The Bible says, “but the church was earnestly praying to God for him” (Acts 12:5).
Look what happened when they did:
“The night before Herod was to bring him to trial, Peter was sleeping between two soldiers, bound with two chains, and sentries stood guard at the entrance. Suddenly an angel of the Lord appeared and a light shone in the cell. He struck Peter on the side and woke him up. ‘Quick, get up!’ he said, and the chains fell off Peter’s wrists.
“Then the angel said to him, ‘Put on your clothes and sandals.’ And Peter did so. ‘Wrap your cloak around you and follow me,’ the angel told him. Peter followed him out of the prison, but he had no idea that what the angel was doing was really happening; he thought he was seeing a vision. They passed the first and second guards and came to the iron gate leading to the city. It opened for them by itself, and they went through it. When they had walked the length of one street, suddenly the angel left him.

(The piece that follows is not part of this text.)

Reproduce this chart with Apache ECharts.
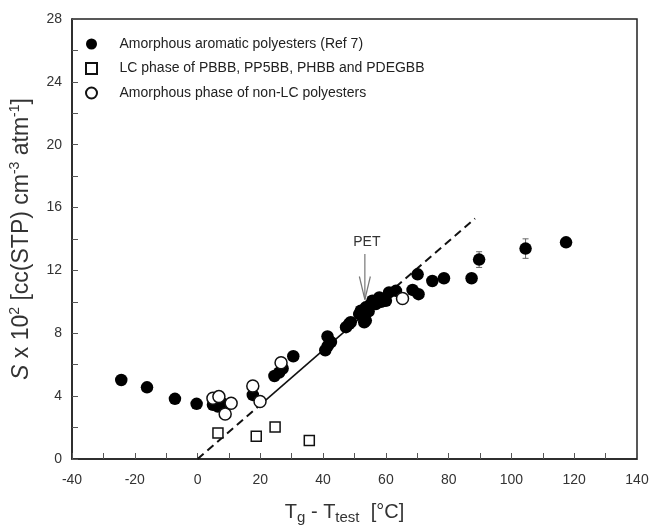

“Then Peter came to himself and said, ‘Now I know without a doubt that the Lord sent his angel and rescued me from Herod’s clutches and from everything the Jewish people were anticipating’” (Acts 12:6-11).
Faith prays. It may seem obvious that when people are filled with faith, they pray. But interestingly, it may not have been their great faith that drove them to prayer, but perhaps that they had nowhere else to turn. When Peter showed up later that night at the door of a house where many believers were gathered in prayer for him, the people didn’t even believe that it was really Peter at the door. When a servant girl came to tell them Peter was there, they told her, “You’re out of your mind!” (Acts 12:15). They didn’t believe her until Peter kept knocking and they finally opened the door for him. Then they saw for themselves and were astonished.
I love stories like this where God acts in such a way that it even astonishes those who are praying. We may think we’re full of faith, but when God answers remarkably like this, we realize just how little faith we had going into our prayers. But nonetheless, they were praying “earnestly.”
That’s the kind of faith I want for you today. A faith that will pray earnestly. A faith that will pray trusting that God is ultimately in control, but that still prays with full hope and expectation for God to do a miracle.
There’s no shame in praying, just power. Abraham Lincoln confessed, “I have been driven many times to my knees by the overwhelming conviction that I had nowhere else to go.”
Faith prays. If you need something supernatural to happen, do something supernatural. Pray, and pray earnestly.
Prayer: Father, give me the faith to pray earnestly for Your will to be done here on earth as it is in heaven. In Jesus’ name, Amen.